▸ Available data:
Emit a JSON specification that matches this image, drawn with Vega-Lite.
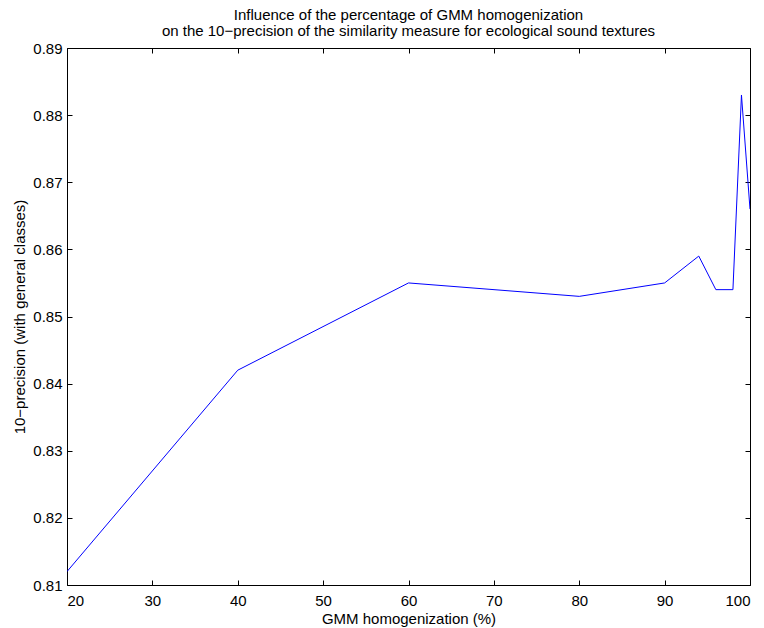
{
  "$schema": "https://vega.github.io/schema/vega-lite/v6.json",
  "width": 683,
  "height": 537,
  "autosize": {"type": "none"},
  "padding": {"left": 67, "top": 48, "right": 14, "bottom": 43},
  "background": "white",
  "config": {
    "view": {"stroke": null},
    "font": "Liberation Sans",
    "axis": {
      "grid": false,
      "domainColor": "black",
      "domainWidth": 1,
      "tickColor": "black",
      "tickSize": -5,
      "labelColor": "black",
      "labelFont": "Liberation Sans",
      "labelFontSize": 15,
      "titleFont": "Liberation Sans",
      "titleFontSize": 15,
      "titleFontWeight": "normal",
      "titleColor": "black"
    }
  },
  "title": {
    "text": ["Influence of the percentage of GMM homogenization", "on the 10−precision of the similarity measure for ecological sound textures"],
    "font": "Liberation Sans",
    "fontSize": 15,
    "fontWeight": "normal",
    "color": "black",
    "anchor": "middle",
    "lineHeight": 16,
    "offset": 2
  },
  "data": {
    "values": [
      {"h": 20, "p": 0.812},
      {"h": 40, "p": 0.842},
      {"h": 60, "p": 0.855},
      {"h": 80, "p": 0.853},
      {"h": 90, "p": 0.855},
      {"h": 94, "p": 0.859},
      {"h": 96, "p": 0.854},
      {"h": 98, "p": 0.854},
      {"h": 99, "p": 0.883},
      {"h": 100, "p": 0.866}
    ]
  },
  "layer": [
    {
      "mark": {"type": "line", "color": "#0000ff", "strokeWidth": 1, "clip": true},
      "encoding": {
        "x": {"field": "h", "type": "quantitative", "scale": {"domain": [20, 100], "nice": false, "zero": false},
          "axis": {"orient": "bottom", "title": "GMM homogenization (%)", "values": [20,30,40,50,60,70,80,90,100], "labelPadding": 13, "titlePadding": 3}},
        "y": {"field": "p", "type": "quantitative", "scale": {"domain": [0.81, 0.89], "nice": false, "zero": false},
          "axis": {"orient": "left", "title": "10−precision (with general classes)", "values": [0.81,0.82,0.83,0.84,0.85,0.86,0.87,0.88,0.89], "format": ".2f", "labelPadding": 10, "titlePadding": 5}}
      }
    },
    {
      "mark": {"type": "line", "opacity": 0},
      "encoding": {
        "x": {"field": "h", "type": "quantitative", "scale": {"domain": [20, 100], "nice": false, "zero": false},
          "axis": {"orient": "top", "title": null, "labels": false, "values": [20,30,40,50,60,70,80,90,100]}},
        "y": {"field": "p", "type": "quantitative", "scale": {"domain": [0.81, 0.89], "nice": false, "zero": false},
          "axis": {"orient": "right", "title": null, "labels": false, "values": [0.81,0.82,0.83,0.84,0.85,0.86,0.87,0.88,0.89]}}
      }
    }
  ],
  "resolve": {"axis": {"x": "independent", "y": "independent"}}
}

▸ Your task: Return the material word for word. Pictures are not part of the copy.

▸ Answer to the problem:
Emit a JSON specification that matches this image, drawn with Vega-Lite.
{
  "$schema": "https://vega.github.io/schema/vega-lite/v6.json",
  "width": 683,
  "height": 537,
  "autosize": {"type": "none"},
  "padding": {"left": 67, "top": 48, "right": 14, "bottom": 43},
  "background": "white",
  "config": {
    "view": {"stroke": null},
    "font": "Liberation Sans",
    "axis": {
      "grid": false,
      "domainColor": "black",
      "domainWidth": 1,
      "tickColor": "black",
      "tickSize": -5,
      "labelColor": "black",
      "labelFont": "Liberation Sans",
      "labelFontSize": 15,
      "titleFont": "Liberation Sans",
      "titleFontSize": 15,
      "titleFontWeight": "normal",
      "titleColor": "black"
    }
  },
  "title": {
    "text": ["Influence of the percentage of GMM homogenization", "on the 10−precision of the similarity measure for ecological sound textures"],
    "font": "Liberation Sans",
    "fontSize": 15,
    "fontWeight": "normal",
    "color": "black",
    "anchor": "middle",
    "lineHeight": 16,
    "offset": 2
  },
  "data": {
    "values": [
      {"h": 20, "p": 0.812},
      {"h": 40, "p": 0.842},
      {"h": 60, "p": 0.855},
      {"h": 80, "p": 0.853},
      {"h": 90, "p": 0.855},
      {"h": 94, "p": 0.859},
      {"h": 96, "p": 0.854},
      {"h": 98, "p": 0.854},
      {"h": 99, "p": 0.883},
      {"h": 100, "p": 0.866}
    ]
  },
  "layer": [
    {
      "mark": {"type": "line", "color": "#0000ff", "strokeWidth": 1, "clip": true},
      "encoding": {
        "x": {"field": "h", "type": "quantitative", "scale": {"domain": [20, 100], "nice": false, "zero": false},
          "axis": {"orient": "bottom", "title": "GMM homogenization (%)", "values": [20,30,40,50,60,70,80,90,100], "labelPadding": 13, "titlePadding": 3}},
        "y": {"field": "p", "type": "quantitative", "scale": {"domain": [0.81, 0.89], "nice": false, "zero": false},
          "axis": {"orient": "left", "title": "10−precision (with general classes)", "values": [0.81,0.82,0.83,0.84,0.85,0.86,0.87,0.88,0.89], "format": ".2f", "labelPadding": 10, "titlePadding": 5}}
      }
    },
    {
      "mark": {"type": "line", "opacity": 0},
      "encoding": {
        "x": {"field": "h", "type": "quantitative", "scale": {"domain": [20, 100], "nice": false, "zero": false},
          "axis": {"orient": "top", "title": null, "labels": false, "values": [20,30,40,50,60,70,80,90,100]}},
        "y": {"field": "p", "type": "quantitative", "scale": {"domain": [0.81, 0.89], "nice": false, "zero": false},
          "axis": {"orient": "right", "title": null, "labels": false, "values": [0.81,0.82,0.83,0.84,0.85,0.86,0.87,0.88,0.89]}}
      }
    }
  ],
  "resolve": {"axis": {"x": "independent", "y": "independent"}}
}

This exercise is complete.